**WORK TO BE COMPLETED**
Only the lines from the start of the data through the line with "var seriesName = 'Espectro do ligante BM1';" belong in the copy. Restate them word for word, minus the pictures.

**SOURCE MATERIAL**
#####
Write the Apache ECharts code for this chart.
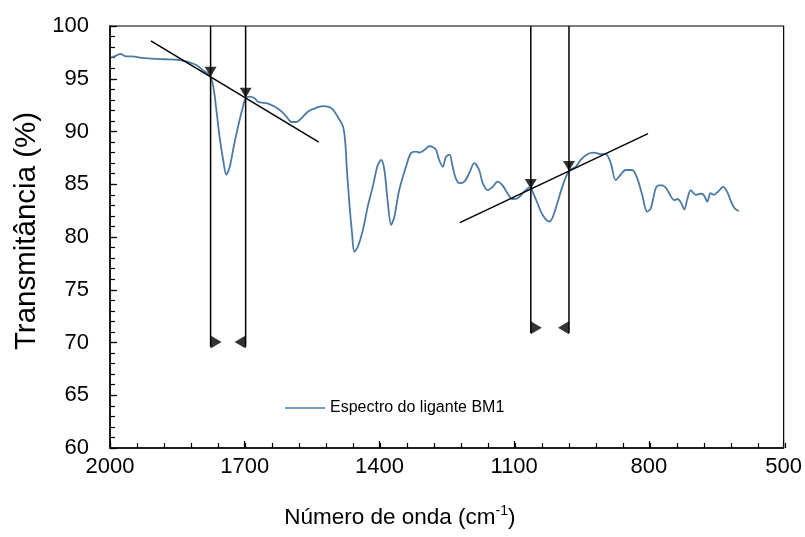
<!DOCTYPE html>
<html>
<head>
<meta charset="utf-8">
<script src="https://cdn.jsdelivr.net/npm/echarts@6/dist/echarts.min.js"></script>
<style>
  html, body { margin: 0; padding: 0; background: #fff; }
  #chart { width: 805px; height: 537px; }
</style>
</head>
<body>
<div id="chart"></div>
<script>
// espectro (número de onda em cm-1, transmitância em %)
var wavenumber = [1997,1986,1976,1967,1945,1934,1908,1878,1849,1827,1808,1793,1778,1770,1763,1756,1748,1741,1733,1726,1715,1704,1698,1689,1678,1670,1648,1633,1618,1607,1596,1585,1574,1559,1544,1526,1515,1504,1493,1481,1476,1473,1467,1461,1456,1448,1437,1426,1415,1404,1396,1389,1382,1374,1367,1356,1341,1330,1318,1311,1300,1289,1282,1274,1267,1259,1252,1244,1237,1230,1222,1211,1200,1189,1178,1170,1159,1148,1137,1126,1115,1104,1093,1081,1070,1063,1059,1048,1037,1022,1015,1004,993,981,974,963,952,937,922,907,896,885,874,863,852,837,826,815,804,796,785,778,770,761,753,744,736,728,721,715,707,696,685,678,670,663,656,644,635,626,617,609,600];
var transmittance = [97.0,97.2,97.35,97.15,97.1,97.0,96.9,96.85,96.8,96.6,96.3,95.8,95.3,94.25,92.0,89.5,87.3,85.9,86.7,88.25,90.45,92.35,93.15,93.3,93.15,92.8,92.65,92.35,91.9,91.4,90.9,90.9,91.25,91.9,92.2,92.4,92.35,92.1,91.4,90.45,88.9,86.7,83.2,80.35,78.6,79.1,80.65,82.9,84.75,86.8,87.3,86.35,83.5,81.15,81.9,84.45,86.65,87.95,88.1,88.0,88.25,88.6,88.55,88.25,87.3,86.65,87.6,87.8,86.65,85.55,85.1,85.25,86.05,87.0,86.35,85.1,84.45,84.75,85.25,84.9,84.15,83.6,83.65,84.15,84.6,84.7,84.3,83.2,82.1,81.45,81.8,83.2,84.75,86.05,86.4,86.65,87.3,87.85,88.0,87.85,87.85,87.0,85.4,85.9,86.35,86.35,85.55,84.0,82.4,82.7,84.6,84.9,84.9,84.6,84.0,83.5,83.6,83.2,82.6,83.5,84.45,84.0,84.1,84.0,83.35,84.15,84.0,84.4,84.75,84.3,83.35,82.7,82.45];

// retas tangentes [número de onda, transmitância]
var tangentA = [[1909, 98.6], [1535, 89.0]];
var tangentB = [[1221, 81.36], [802, 89.8]];

// linhas verticais das bandas
var bandLines = [1776, 1698, 1063, 978];
var bandTops = [95.2, 93.2, 84.55, 86.25];   // ponta das setas de cima
var bandEnds = [69.6, 69.6, 70.9, 70.9];     // fim das linhas
var bandArrowY = [70.05, 70.05, 71.4, 71.4]; // setas de baixo

var xTicks = [500, 800, 1100, 1400, 1700, 2000];
var seriesName = 'Espectro do ligante BM1';

var X0 = 500; // eixo deslocado para começar em 0 (múltiplo do intervalo)
function px(wn) { return wn - X0; }

var font = 'Liberation Sans, Arial, sans-serif';

var spectrum = wavenumber.map(function (w, i) { return [px(w), transmittance[i]]; });

var series = [{
  name: seriesName,
  type: 'line',
  symbol: 'none',
  smooth: 0.3,
  lineStyle: { color: '#4a7aa6', width: 1.8 },
  itemStyle: { color: '#4a7aa6' },
  data: spectrum,
  z: 3
}];

[tangentA, tangentB].forEach(function (t) {
  series.push({
    type: 'line', symbol: 'none', silent: true,
    lineStyle: { color: '#000', width: 1.5 },
    data: t.map(function (p) { return [px(p[0]), p[1]]; }),
    z: 4
  });
});

bandLines.forEach(function (w, i) {
  series.push({
    type: 'line', symbol: 'none', silent: true,
    lineStyle: { color: '#000', width: 1.5 },
    data: [[px(w), 100], [px(w), bandEnds[i]]],
    z: 4
  });
});

// setas de cima (apontando para baixo)
series.push({
  type: 'scatter', silent: true,
  symbol: 'path://M0 0L12 0L6 10Z',
  symbolSize: [12, 10],
  symbolOffset: [0, -5],
  itemStyle: { color: '#000' },
  data: bandLines.map(function (w, i) { return [px(w), bandTops[i]]; }),
  z: 5
});

// setas de baixo: direita na primeira linha de cada par, esquerda na segunda
series.push({
  type: 'scatter', silent: true,
  symbol: 'path://M0 0L11 6.5L0 13Z',
  symbolSize: [11, 13],
  symbolOffset: [5.5, 0],
  itemStyle: { color: '#000' },
  data: [0, 2].map(function (i) { return [px(bandLines[i]), bandArrowY[i]]; }),
  z: 5
});
series.push({
  type: 'scatter', silent: true,
  symbol: 'path://M11 0L0 6.5L11 13Z',
  symbolSize: [11, 13],
  symbolOffset: [-5.5, 0],
  itemStyle: { color: '#000' },
  data: [1, 3].map(function (i) { return [px(bandLines[i]), bandArrowY[i]]; }),
  z: 5
});

var tickStyle = { color: '#000', width: 1.2 };
var gridBox = { left: 110, right: 20, top: 26, bottom: 89 };

var chart = echarts.init(document.getElementById('chart'));
chart.setOption({
  animation: false,
  backgroundColor: '#fff',
  grid: [
    Object.assign({ show: true, borderColor: '#000', borderWidth: 1.2 }, gridBox),
    Object.assign({ show: false }, gridBox)   // só para as marcas menores
  ],
  legend: {
    data: [{ name: seriesName, icon: 'rect' }],
    left: 280, top: 395,
    itemWidth: 40, itemHeight: 1.6,
    itemGap: 4,
    textStyle: { fontFamily: font, fontSize: 16, color: '#000' }
  },
  xAxis: [{
    type: 'value',
    gridIndex: 0,
    inverse: true,
    min: px(xTicks[0]), max: px(xTicks[xTicks.length - 1]),
    interval: 300,
    name: '{a|Número de onda (cm}{s|-1}{a|)}',
    nameLocation: 'middle',
    nameGap: 56,
    nameTextStyle: {
      padding: [0, 94, 0, 0],
      rich: {
        a: { fontFamily: font, fontSize: 22.5, color: '#000', lineHeight: 28 },
        s: { fontFamily: font, fontSize: 14, color: '#000', lineHeight: 28, verticalAlign: 'top', padding: [0, 0, 10, 0] }
      }
    },
    axisLine: { onZero: false, lineStyle: { color: '#000', width: 1.5 } },
    axisTick: { inside: true, length: 7, lineStyle: tickStyle },
    splitLine: { show: false },
    axisLabel: {
      fontFamily: font, fontSize: 22, color: '#000', margin: 8,
      formatter: function (v) { return String(v + X0); }
    },
    z: 5
  }, {
    // marcas menores
    type: 'value',
    gridIndex: 1,
    inverse: true,
    position: 'bottom',
    min: px(xTicks[0]), max: px(xTicks[xTicks.length - 1]),
    interval: 60,
    axisLine: { show: false, onZero: false },
    axisTick: { inside: true, length: 5, lineStyle: tickStyle },
    axisLabel: { show: false },
    splitLine: { show: false }
  }],
  yAxis: [{
    type: 'value',
    gridIndex: 0,
    min: 60, max: 100, interval: 5,
    name: 'Transmitância (%)',
    nameLocation: 'middle',
    nameGap: 66,
    nameTextStyle: { fontFamily: font, fontSize: 29.5, color: '#000', padding: [0, 0, 0, 12] },
    axisLine: { show: true, onZero: false, lineStyle: { color: '#000', width: 1.5 } },
    axisTick: { show: true, inside: true, length: 7, lineStyle: tickStyle },
    splitLine: { show: false },
    axisLabel: { fontFamily: font, fontSize: 22, color: '#000', margin: 21 },
    z: 5
  }, {
    type: 'value',
    gridIndex: 1,
    position: 'left',
    min: 60, max: 100, interval: 1,
    axisLine: { show: false, onZero: false },
    axisTick: { show: true, inside: true, length: 5, lineStyle: tickStyle },
    axisLabel: { show: false },
    splitLine: { show: false }
  }],
  series: series
});
</script>
</body>
</html>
#####
**FINISHED EXERCISE**
Write the Apache ECharts code for this chart.
<!DOCTYPE html>
<html>
<head>
<meta charset="utf-8">
<script src="https://cdn.jsdelivr.net/npm/echarts@6/dist/echarts.min.js"></script>
<style>
  html, body { margin: 0; padding: 0; background: #fff; }
  #chart { width: 805px; height: 537px; }
</style>
</head>
<body>
<div id="chart"></div>
<script>
// espectro (número de onda em cm-1, transmitância em %)
var wavenumber = [1997,1986,1976,1967,1945,1934,1908,1878,1849,1827,1808,1793,1778,1770,1763,1756,1748,1741,1733,1726,1715,1704,1698,1689,1678,1670,1648,1633,1618,1607,1596,1585,1574,1559,1544,1526,1515,1504,1493,1481,1476,1473,1467,1461,1456,1448,1437,1426,1415,1404,1396,1389,1382,1374,1367,1356,1341,1330,1318,1311,1300,1289,1282,1274,1267,1259,1252,1244,1237,1230,1222,1211,1200,1189,1178,1170,1159,1148,1137,1126,1115,1104,1093,1081,1070,1063,1059,1048,1037,1022,1015,1004,993,981,974,963,952,937,922,907,896,885,874,863,852,837,826,815,804,796,785,778,770,761,753,744,736,728,721,715,707,696,685,678,670,663,656,644,635,626,617,609,600];
var transmittance = [97.0,97.2,97.35,97.15,97.1,97.0,96.9,96.85,96.8,96.6,96.3,95.8,95.3,94.25,92.0,89.5,87.3,85.9,86.7,88.25,90.45,92.35,93.15,93.3,93.15,92.8,92.65,92.35,91.9,91.4,90.9,90.9,91.25,91.9,92.2,92.4,92.35,92.1,91.4,90.45,88.9,86.7,83.2,80.35,78.6,79.1,80.65,82.9,84.75,86.8,87.3,86.35,83.5,81.15,81.9,84.45,86.65,87.95,88.1,88.0,88.25,88.6,88.55,88.25,87.3,86.65,87.6,87.8,86.65,85.55,85.1,85.25,86.05,87.0,86.35,85.1,84.45,84.75,85.25,84.9,84.15,83.6,83.65,84.15,84.6,84.7,84.3,83.2,82.1,81.45,81.8,83.2,84.75,86.05,86.4,86.65,87.3,87.85,88.0,87.85,87.85,87.0,85.4,85.9,86.35,86.35,85.55,84.0,82.4,82.7,84.6,84.9,84.9,84.6,84.0,83.5,83.6,83.2,82.6,83.5,84.45,84.0,84.1,84.0,83.35,84.15,84.0,84.4,84.75,84.3,83.35,82.7,82.45];

// retas tangentes [número de onda, transmitância]
var tangentA = [[1909, 98.6], [1535, 89.0]];
var tangentB = [[1221, 81.36], [802, 89.8]];

// linhas verticais das bandas
var bandLines = [1776, 1698, 1063, 978];
var bandTops = [95.2, 93.2, 84.55, 86.25];   // ponta das setas de cima
var bandEnds = [69.6, 69.6, 70.9, 70.9];     // fim das linhas
var bandArrowY = [70.05, 70.05, 71.4, 71.4]; // setas de baixo

var xTicks = [500, 800, 1100, 1400, 1700, 2000];
var seriesName = 'Espectro do ligante BM1';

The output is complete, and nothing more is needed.